Dans les dix civilisations, pas une race mélanienne n'apparaît au rang des initiateurs. Les métis seuls parviennent au rang des initiés.

De même, point de civilisations spontanées chez les nations jaunes, et la stagnation lorsque le sang arian s'est trouvé épuisé.

Voilà le thème dont je vais suivre le rigoureux développement dans les annales universelles. La première partie de mon ouvrage se termine ici.

[1] Extrait de Joseph Arthur, comte de Gobineau, Essai sur l'inégalité des races humaines. (Livres 1 à 4, Éditions Pierre Belfond, 1967).

[2] Ibid. p. 63-64.

[3] Ibid. p. 78.

[4] Salvador, Histoire des juifs.
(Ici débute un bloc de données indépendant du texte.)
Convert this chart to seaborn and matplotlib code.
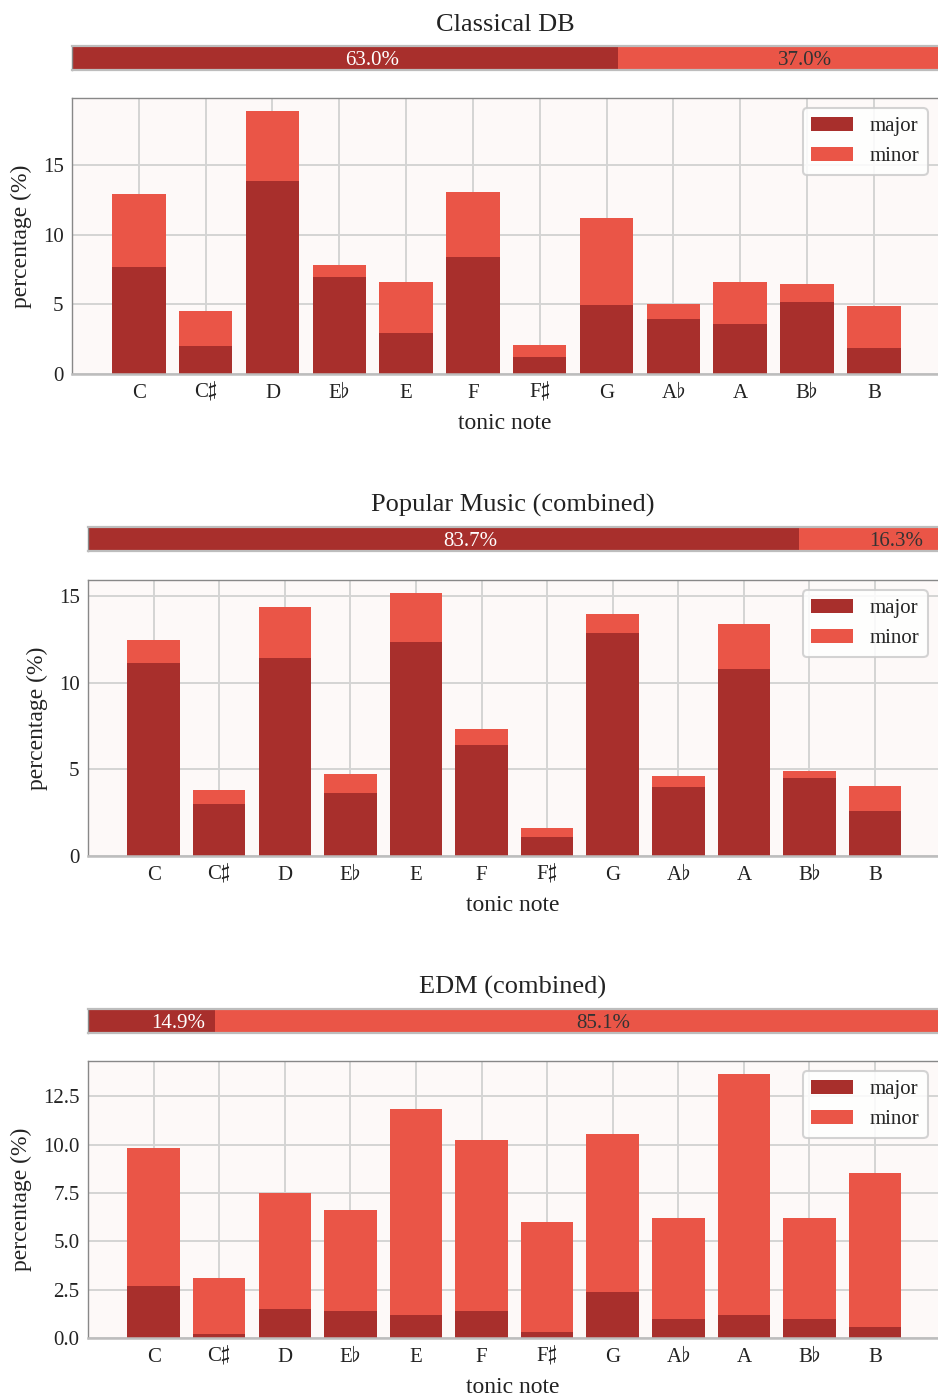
import numpy as np
import pandas as pd
import matplotlib
matplotlib.use("Agg")
import matplotlib.pyplot as plt
import seaborn as sns

notes = ["C", r"C$\sharp$", "D", r"E$\flat$", "E", "F", r"F$\sharp$", "G",
         r"A$\flat$", "A", r"B$\flat$", "B"]

titles = ["Classical DB", "Popular Music (combined)", "EDM (combined)"]

classical_total = [12.92, 4.52, 18.88, 7.82, 6.60, 13.07, 2.08, 11.20, 5.02, 6.60, 6.46, 4.88]
classical_major = [7.68, 2.01, 13.85, 6.96, 2.94, 8.40, 1.22, 4.95, 3.95, 3.59, 5.17, 1.87]

popular_total = [12.46, 3.81, 14.37, 4.73, 15.18, 7.33, 1.62, 13.96, 4.62, 13.39, 4.90, 4.04]
popular_major = [11.14, 3.00, 11.43, 3.64, 12.35, 6.40, 1.10, 12.87, 3.98, 10.79, 4.50, 2.60]

edm_total = [9.80, 3.11, 7.52, 6.64, 11.83, 10.22, 6.02, 10.53, 6.22, 13.64, 6.22, 8.51]
edm_major = [2.70, 0.20, 1.50, 1.40, 1.19, 1.40, 0.31, 2.39, 0.99, 1.19, 0.99, 0.57]

major_share = [63.0, 83.7, 14.9]
minor_share = [37.0, 16.3, 85.1]

totals = [classical_total, popular_total, edm_total]
majors = [classical_major, popular_major, edm_major]

MAJOR_C = "#a82f2c"
MINOR_C = "#ea5547"
FACE = "#fdf9f8"
GRID = "#d4d4d4"

sns.set_theme(style="whitegrid")
plt.rcParams["font.family"] = ["Liberation Serif", "DejaVu Serif"]
plt.rcParams["mathtext.fontset"] = "stix"

W, H = 938, 1396
fig = plt.figure(figsize=(W / 100, H / 100), dpi=100)


def fa(x0, y0, x1, y1):
    return [x0 / W, 1 - y1 / H, (x1 - x0) / W, (y1 - y0) / H]


layout = [
    dict(bar=(72, 46, 938, 70), main=(72, 98, 938, 374)),
    dict(bar=(88, 527, 938, 551), main=(88, 580, 938, 856)),
    dict(bar=(88, 1009, 938, 1033), main=(88, 1061, 938, 1338)),
]

for i in range(3):
    lay = layout[i]
    # share bar
    axb = fig.add_axes(fa(*lay["bar"]))
    mj = major_share[i] / 100.0
    mn = minor_share[i] / 100.0
    axb.barh([0], [mj], left=[0], height=1.0, color=MAJOR_C, edgecolor="none", linewidth=0)
    axb.barh([0], [mn], left=[mj], height=1.0, color=MINOR_C, edgecolor="none", linewidth=0)
    axb.set_xlim(0, 1)
    axb.set_ylim(-0.5, 0.5)
    axb.set_xticks([])
    axb.set_yticks([])
    axb.grid(False)
    axb.text(mj / 2, 0, f"{major_share[i]:.1f}%", ha="left", va="center_baseline",
             color="white", fontsize=15)
    axb.text(mj + mn / 2, 0, f"{minor_share[i]:.1f}%", ha="left", va="center_baseline",
             color="#333333", fontsize=15)
    for s in ["top", "bottom"]:
        axb.spines[s].set_color("#bdbdbd")
        axb.spines[s].set_linewidth(1.6)
    axb.spines["left"].set_color("#888888")
    axb.spines["left"].set_linewidth(1.0)
    axb.spines["right"].set_visible(False)
    axb.set_title(titles[i], fontsize=19, color="#222222", pad=11)

    # main stacked bar chart
    ax = fig.add_axes(fa(*lay["main"]))
    ax.set_facecolor(FACE)
    df = pd.DataFrame({"note": notes, "total": totals[i], "major": majors[i]})
    sns.barplot(data=df, x="note", y="total", color=MINOR_C, saturation=1,
                width=0.8, ax=ax, label="minor", zorder=2,
                edgecolor="none", linewidth=0)
    sns.barplot(data=df, x="note", y="major", color=MAJOR_C, saturation=1,
                width=0.8, ax=ax, label="major", zorder=2,
                edgecolor="none", linewidth=0)
    ax.set_xlim(-1, 11.96)
    ax.set_ylim(0, max(totals[i]) * 1.05)
    ax.grid(True, axis="both", color=GRID, linewidth=1.4, zorder=0)
    ax.set_axisbelow(True)
    ax.tick_params(axis="both", labelsize=15, colors="#222222", length=0)
    ax.tick_params(axis="y", pad=6)
    ax.tick_params(axis="x", pad=17)
    for lab in ax.get_xticklabels():
        lab.set_verticalalignment("baseline")
    ax.set_xlabel("tonic note", fontsize=17, color="#222222", labelpad=7)
    ax.set_ylabel("percentage (%)", fontsize=17, color="#222222", labelpad=8)
    for s in ["top", "left"]:
        ax.spines[s].set_color("#888888")
        ax.spines[s].set_linewidth(1.0)
    ax.spines["bottom"].set_color("#bdbdbd")
    ax.spines["bottom"].set_linewidth(1.8)
    ax.spines["right"].set_visible(False)
    handles, labels = ax.get_legend_handles_labels()
    order = [labels.index("major"), labels.index("minor")]
    leg = ax.legend([handles[k] for k in order], [labels[k] for k in order],
                    loc="upper right", fontsize=15, frameon=True, fancybox=True,
                    framealpha=0.85, facecolor="white", edgecolor="#cccccc")
    leg.get_frame().set_linewidth(1.5)

fig.savefig("out.png", dpi=100)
In-8°. Paris.

[5] Ibid. p. 183-184.

[6] « Le goût et l'odorat sont, chez le nègre, aussi puissants qu'informes. Il mange tout, et les odeurs les plus répugnantes, à notre avis, lui sont agréables. » (Pruner, ouvrage cité, t. I p. 133.)
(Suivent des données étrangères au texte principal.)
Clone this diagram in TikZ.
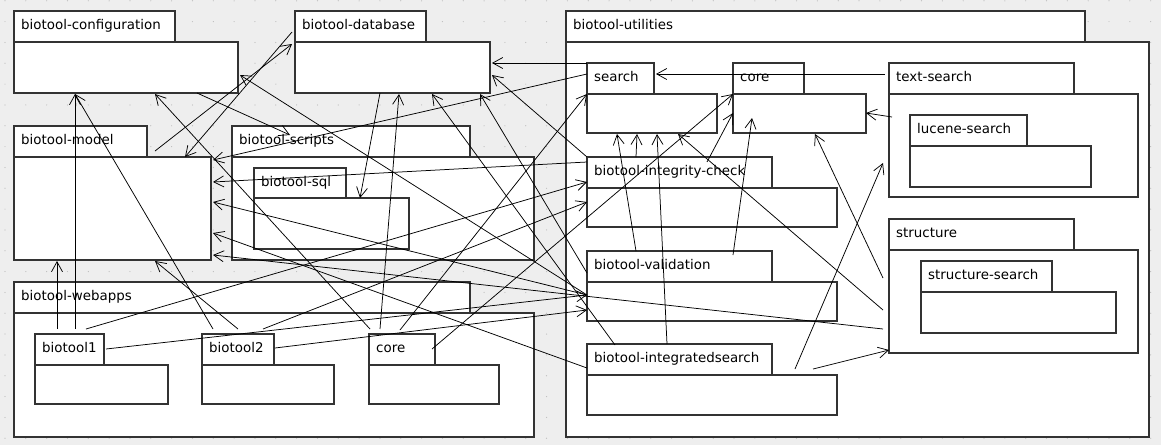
\documentclass[tikz,border=0pt]{standalone}
\usepackage{fontspec}
\setmainfont{DejaVu Sans}
\usetikzlibrary{arrows.meta,calc,shadows}
\definecolor{bg}{HTML}{EEEEEE}
\definecolor{bd}{HTML}{333333}
\definecolor{dotc}{HTML}{BDBDBD}
\tikzset{
  pkg/.style={draw=bd, line width=1.3pt, fill=white, anchor=north west, inner sep=0pt, outer sep=0pt,
    drop shadow={shadow xshift=1.3pt, shadow yshift=-1.3pt, opacity=.3}},
  lbl/.style={anchor=base west, inner sep=0pt, font=\fontsize{13.4}{15}\selectfont},
  dep/.style={draw=black, line width=0.75pt, -{Straight Barb[length=10pt,width=11pt,line width=0.75pt]}},
}
\newcommand\pk[6]{\node[pkg, minimum width=#4pt, minimum height=#5pt] (#1) at (#2,#3) {};}
\newcommand\pkt[6]{\pk{#1T}{#2}{#3}{#4}{31}{}\node[lbl] at ([shift={(7,18.5)}]#1T.north west) {#6};}
\begin{document}
\begin{tikzpicture}[x=1pt,y=-1pt]
\fill[bg] (0,0) rectangle (1161,445);
\useasboundingbox (0,0) rectangle (1161,445);
\foreach \i in {0,...,55} \foreach \j in {0,...,21}
  \fill[dotc] (5+\i*20.83,0.8+\j*20.83) circle (0.6pt);
% left packages
\pkt{cfg}{14}{11}{161}{31}{biotool-configuration}
\pk{cfg}{14}{42}{224}{51}{}
\pkt{db}{295}{11}{131}{31}{biotool-database}
\pk{db}{295}{42}{195}{51}{}
\pkt{mod}{14}{126}{133}{31}{biotool-model}
\pk{mod}{14}{157}{197}{103}{}
\pkt{scr}{232}{126}{238}{31}{biotool-scripts}
\pk{scr}{232}{157}{302}{103}{}
\pkt{sql}{254}{168}{92}{30}{biotool-sql}
\pk{sql}{254}{198}{155}{51}{}
\pkt{web}{14}{282}{456}{31}{biotool-webapps}
\pk{web}{14}{313}{520}{124}{}
\pkt{bA}{35}{334}{69}{31}{biotool1}
\pk{bA}{35}{365}{133}{39}{}
\pkt{bB}{202}{334}{72}{31}{biotool2}
\pk{bB}{202}{365}{132}{39}{}
\pkt{wc}{369}{334}{66}{31}{core}
\pk{wc}{369}{365}{130}{39}{}
% utilities
\pkt{util}{566}{11}{519}{31}{biotool-utilities}
\pk{util}{566}{42}{583}{395}{}
\pkt{srch}{587}{63}{67}{31}{search}
\pk{srch}{587}{94}{130}{39}{}
\pkt{uc}{733}{63}{71}{31}{core}
\pk{uc}{733}{94}{133}{39}{}
\pkt{ts}{889}{63}{185}{31}{text-search}
\pk{ts}{889}{94}{249}{103}{}
\pkt{luc}{910}{115}{117}{31}{lucene-search}
\pk{luc}{910}{146}{181}{41}{}
\pkt{ic}{587}{157}{185}{31}{biotool-integrity-check}
\pk{ic}{587}{188}{250}{39}{}
\pkt{val}{587}{251}{185}{31}{biotool-validation}
\pk{val}{587}{282}{250}{39}{}
\pkt{is}{587}{344}{185}{31}{biotool-integratedsearch}
\pk{is}{587}{375}{250}{40}{}
\pkt{st}{889}{219}{185}{31}{structure}
\pk{st}{889}{250}{249}{103}{}
\pkt{ss}{921}{261}{131}{31}{structure-search}
\pk{ss}{921}{292}{195}{41}{}
% dependencies
\path[dep] ([shift={(22,-5)}]bAT.north west) -- ([shift={(43,104)}]mod.north west);
\path[dep] ([shift={(40,-5)}]bAT.north west) -- ([shift={(61,52)}]cfg.north west);
\path[dep] ([shift={(51,-5)}]bAT.north west) -- ([shift={(0,25)}]icT.north west);
\path[dep] ([shift={(71,15)}]bAT.north west) -- ([shift={(0,13)}]val.north west);
\path[dep] ([shift={(11,-5)}]bBT.north west) -- ([shift={(61,52)}]cfg.north west);
\path[dep] ([shift={(36,-5)}]bBT.north west) -- ([shift={(141,104)}]mod.north west);
\path[dep] ([shift={(61,-5)}]bBT.north west) -- ([shift={(0,14)}]ic.north west);
\path[dep] ([shift={(73,14)}]bBT.north west) -- ([shift={(0,28)}]val.north west);
\path[dep] ([shift={(1,-5)}]wcT.north west) -- ([shift={(141,52)}]cfg.north west);
\path[dep] ([shift={(11,-5)}]wcT.north west) -- ([shift={(104,52)}]db.north west);
\path[dep] ([shift={(31,-4)}]wcT.north west) -- (srch.north west);
\path[dep] ([shift={(63,15)}]wcT.north west) -- (uc.north west);
\path[dep] ([shift={(141,25)}]modT.north west) -- ([shift={(-3,2)}]db.north west);
\path[dep] ([shift={(-3,21)}]dbT.north west) -- ([shift={(171,0)}]mod.north west);
\path[dep] ([shift={(0,11)}]srchT.north west) -- ([shift={(199,3)}]mod.north west);
\path[dep] (srchT.north west) -- ([shift={(197,21)}]db.north west);
\path[dep] (icT.north west) -- ([shift={(197,33)}]db.north west);
\path[dep] ([shift={(0,5)}]icT.north west) -- ([shift={(199,25)}]mod.north west);
\path[dep] ([shift={(-4,11)}]tsT.north west) -- ([shift={(69,11)}]srchT.north west);
\path[dep] ([shift={(3,23)}]ts.north west) -- ([shift={(133,19)}]uc.north west);
\path[dep] ([shift={(49,0)}]icT.north west) -- ([shift={(50,40)}]srch.north west);
\path[dep] ([shift={(49,0)}]valT.north west) -- ([shift={(30,40)}]srch.north west);
\path[dep] ([shift={(80,0)}]isT.north west) -- ([shift={(70,40)}]srch.north west);
\path[dep] ([shift={(-6,60)}]st.north west) -- ([shift={(91,40)}]srch.north west);
\path[dep] ([shift={(120,5)}]icT.north west) -- ([shift={(0,19)}]uc.north west);
\path[dep] ([shift={(146,4)}]valT.north west) -- ([shift={(19,24)}]uc.north west);
\path[dep] ([shift={(-6,28)}]st.north west) -- ([shift={(82,40)}]uc.north west);
\path[dep] ([shift={(208,25)}]isT.north west) -- ([shift={(-6,69)}]ts.north west);
\path[dep] ([shift={(226,25)}]isT.north west) -- ([shift={(0,100)}]st.north west);
\path[dep] ([shift={(0,24)}]isT.north west) -- ([shift={(199,76)}]mod.north west);
\path[dep] ([shift={(-6,79)}]st.north west) -- ([shift={(199,98)}]mod.north west);
\path[dep] ([shift={(0,13)}]val.north west) -- ([shift={(199,45)}]mod.north west);
\path[dep] ([shift={(85,51)}]db.north west) -- ([shift={(106,0)}]sql.north west);
\path[dep] ([shift={(0,13)}]val.north west) -- ([shift={(226,33)}]cfg.north west);
\path[dep] ([shift={(183,51)}]cfg.north west) -- ([shift={(58,9)}]scrT.north west);
\path[dep] ([shift={(28,1)}]isT.north west) -- ([shift={(137,52)}]db.north west);
\path[dep] ([shift={(0,22)}]valT.north west) -- ([shift={(185,52)}]db.north west);
\end{tikzpicture}
\end{document}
[7] M. Martius remarque que l'Européen surpasse les hommes de couleur en intensité du fluide nerveux. (Reise in Brasilien, t. I, p. 259.)

[8] Ibid. p. 185.

[9] Ibid. p. 187 à 189.

[10] Je suis encore plus généreux que M. J. Mohl. Le savant professeur exprime ainsi son opinion à ce sujet : « Quand on réfléchit qu'il n'y a eu dans le monde que trois grandes impulsions civilisatrices, celle donnée par les Indiens, celle donnée par les Sémites et celle donnée par les Chinois, que l'histoire de l'esprit humain n'est que le développement et la lutte de ces trois éléments, on comprend alors de quelle importance, etc. » (Rapport annuel fait à la Société asiatique, 1851.) On ne verra rien, du reste, dans ce que j'ai à dire qui contredise ce point de vue fort exact, mais un peu abstrait.
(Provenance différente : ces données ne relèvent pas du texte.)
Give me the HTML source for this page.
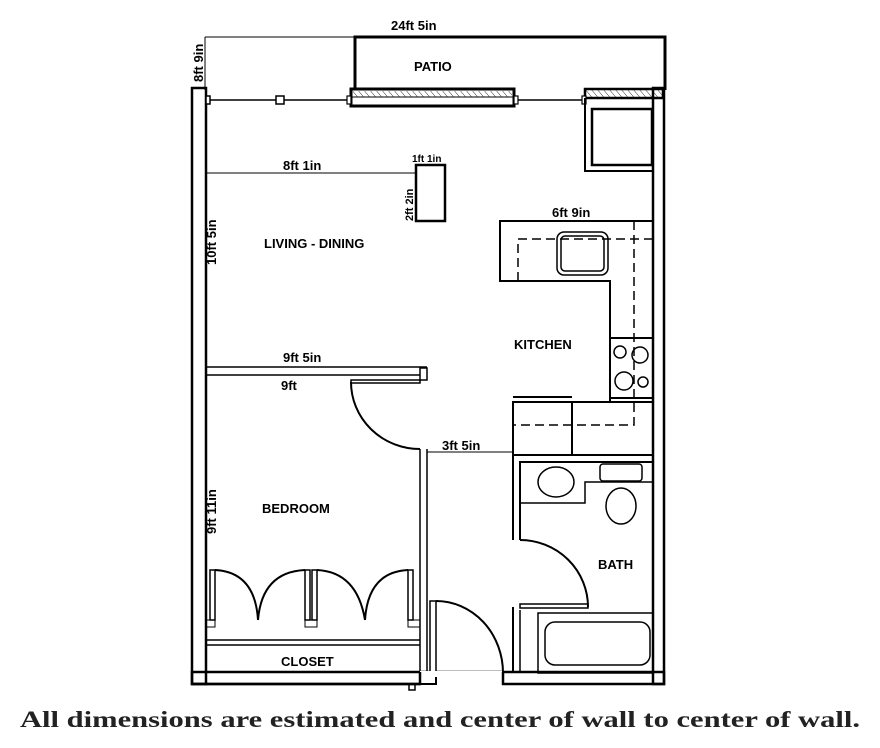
<!DOCTYPE html>
<html><head><style>
html,body{margin:0;padding:0;background:#fff;}
svg{display:block;}
text{font-family:"Liberation Sans",sans-serif;font-weight:bold;font-size:13px;fill:#000;}
</style></head><body>
<svg width="880" height="748" viewBox="0 0 880 748" xmlns="http://www.w3.org/2000/svg">
<defs>
<pattern id="h" width="6" height="10" patternUnits="userSpaceOnUse" patternTransform="skewX(40)">
<line x1="0" y1="0" x2="0" y2="10" stroke="#000" stroke-width="1"/></pattern>
</defs>
<g fill="none" stroke="#000">
<line x1="205" y1="37" x2="355" y2="37" stroke-width="1"/>
<line x1="205" y1="37" x2="205" y2="90" stroke-width="1"/>
<polyline points="355,90 355,37 665,37 665,90" stroke-width="3"/>
<rect x="192" y="88" width="14" height="596" stroke-width="2.5"/>
<rect x="192" y="672" width="472" height="12" stroke-width="2.5"/>
<rect x="653" y="88" width="11" height="596" stroke-width="2.5"/>
<line x1="206" y1="100" x2="585" y2="100" stroke-width="1.5"/>
<rect x="276" y="96" width="8" height="8" stroke-width="1.5" fill="#fff"/>
<rect x="206" y="96" width="4" height="8" stroke-width="1.5" fill="#fff"/>
<rect x="351" y="89" width="163" height="17" stroke-width="3" fill="#fff"/>
<rect x="353" y="91" width="159" height="6" fill="url(#h)" stroke="none"/>
<line x1="351" y1="97" x2="514" y2="97" stroke-width="1"/>
<rect x="347" y="96" width="4" height="8" stroke-width="1.2" fill="#fff"/>
<rect x="514" y="96" width="4" height="8" stroke-width="1.2" fill="#fff"/>
<rect x="585" y="89" width="78" height="9" stroke-width="2.5" fill="url(#h)"/>
<rect x="582" y="96" width="4" height="8" stroke-width="1.2" fill="#fff"/>
<polyline points="585,98 585,171 653,171" stroke-width="2"/>
<rect x="592" y="109" width="60" height="56" stroke-width="2.5"/>
<line x1="206" y1="173" x2="416" y2="173" stroke-width="1"/>
<rect x="416" y="165" width="29" height="56" stroke-width="2.5"/>
<polyline points="653,221 500,221 500,281 610,281 610,338 653,338" stroke-width="2"/>
<rect x="610" y="338" width="43" height="60" stroke-width="2"/>
<line x1="610" y1="398" x2="610" y2="402" stroke-width="2"/>
<rect x="557" y="232" width="51" height="43" rx="7" stroke-width="1.5"/>
<rect x="561" y="236" width="43" height="35" rx="4" stroke-width="1.5"/>
<circle cx="620" cy="352" r="6" stroke-width="1.5"/><circle cx="640" cy="355" r="8" stroke-width="1.5"/>
<circle cx="624" cy="381" r="9" stroke-width="1.5"/><circle cx="643" cy="382" r="5" stroke-width="1.5"/>
<path d="M518 281 V239 H653 M634 221 V425 H513" stroke-width="1.5" stroke-dasharray="9,5"/>
<rect x="513" y="402" width="59" height="53" stroke-width="2"/>
<line x1="513" y1="397" x2="572" y2="397" stroke-width="2"/>
<line x1="572" y1="402" x2="653" y2="402" stroke-width="2"/>
<line x1="572" y1="455" x2="653" y2="455" stroke-width="2"/>
<polyline points="520,540 520,462 653,462" stroke-width="2"/>
<polyline points="513,540 513,455" stroke-width="2"/>
<polyline points="520,503 585,503 585,482 653,482" stroke-width="1.5"/>
<ellipse cx="556" cy="482" rx="18" ry="15" stroke-width="1.5"/>
<rect x="600" y="464" width="42" height="17" rx="3" stroke-width="1.5"/>
<ellipse cx="621" cy="506" rx="15" ry="18" stroke-width="1.5"/>
<path d="M520 540 A68 67 0 0 1 588 607" stroke-width="2"/>
<rect x="520" y="604" width="68" height="4" stroke-width="1.5"/>
<polyline points="513,607 513,673" stroke-width="2"/>
<polyline points="520,610 520,673" stroke-width="1.5"/>
<rect x="538" y="613" width="115" height="60" stroke-width="1.5"/>
<rect x="545" y="622" width="105" height="43" rx="10" stroke-width="1.5"/>
<line x1="206" y1="367" x2="427" y2="367" stroke-width="1.5"/>
<line x1="206" y1="375" x2="420" y2="375" stroke-width="1.5"/>
<rect x="420" y="368" width="7" height="12" stroke-width="1.5"/>
<rect x="351" y="380" width="69" height="3" stroke-width="1.5"/>
<path d="M351 382 A69 67 0 0 0 420 449" stroke-width="2"/>
<line x1="420" y1="449" x2="420" y2="672" stroke-width="1.5"/>
<line x1="427" y1="449" x2="427" y2="672" stroke-width="1.5"/>
<line x1="427" y1="452" x2="513" y2="452" stroke-width="1"/>
<rect x="210" y="570" width="5" height="50" stroke-width="1.5"/>
<rect x="305" y="570" width="5" height="50" stroke-width="1.5"/>
<rect x="312" y="570" width="5" height="50" stroke-width="1.5"/>
<rect x="408" y="570" width="5" height="50" stroke-width="1.5"/>
<rect x="206" y="620" width="9" height="7" stroke-width="1"/>
<rect x="305" y="620" width="12" height="7" stroke-width="1"/>
<rect x="408" y="620" width="12" height="7" stroke-width="1"/>
<path d="M215 570 Q255 572 258 620 M305 570 Q262 572 258 620 M317 570 Q357 572 365 620 M408 570 Q368 572 365 620" stroke-width="2"/>
<line x1="206" y1="640" x2="420" y2="640" stroke-width="1.5"/>
<line x1="206" y1="645" x2="420" y2="645" stroke-width="1.5"/>
<rect x="430" y="601" width="6" height="76" stroke-width="1.5" fill="#fff"/>
<path d="M436 601 A67 72 0 0 1 503 673" stroke-width="2"/>
<rect x="420" y="671" width="82" height="18" stroke="none" fill="#fff"/>
<polyline points="192,684 420,684 420,672" stroke-width="2.5"/>
<polyline points="436,677 436,684 416,684" stroke-width="2"/>
<polyline points="503,672 503,685" stroke-width="2.5"/>
<rect x="409" y="684" width="6" height="6" stroke-width="1.5"/>
</g>
<text x="391" y="30">24ft 5in</text>
<text x="414" y="71">PATIO</text>
<text transform="translate(203,82) rotate(-90)" font-size="11">8ft 9in</text>
<text x="283" y="170">8ft 1in</text>
<text x="412" y="162" style="font-size:10px">1ft 1in</text>
<text transform="translate(413,221) rotate(-90)" style="font-size:11px">2ft 2in</text>
<text transform="translate(216,265) rotate(-90)">10ft 5in</text>
<text x="264" y="248">LIVING - DINING</text>
<text x="552" y="217">6ft 9in</text>
<text x="514" y="349">KITCHEN</text>
<text x="283" y="362">9ft 5in</text>
<text x="281" y="390">9ft</text>
<text x="442" y="450">3ft 5in</text>
<text transform="translate(216,534) rotate(-90)">9ft 11in</text>
<text x="262" y="513">BEDROOM</text>
<text x="598" y="569">BATH</text>
<text x="281" y="666">CLOSET</text>
<text x="440" y="727" text-anchor="middle" textLength="840" lengthAdjust="spacingAndGlyphs" style="font-family:'Liberation Serif',serif;font-size:23px;fill:#222">All dimensions are estimated and center of wall to center of wall.</text>
</svg>
</body></html>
[11] Ainsi que j'ai déjà eu l'occasion d'en avertir le lecteur je me vois quelquefois contraint de poser a priori, comme déjà démontrés, des faits qui sont discutés plus tard. Je demande pardon de cette liberté sans laquelle il me serait impossible de cheminer. Tout ce que je puis faire, c'est d'en restreindre l'usage aux cas véritablement impérieux. L'origine ariane des sociétés égyptienne et chinoise appelle la démonstration, je ne me le dissimule pas, et je ferai de mon mieux pour la donner.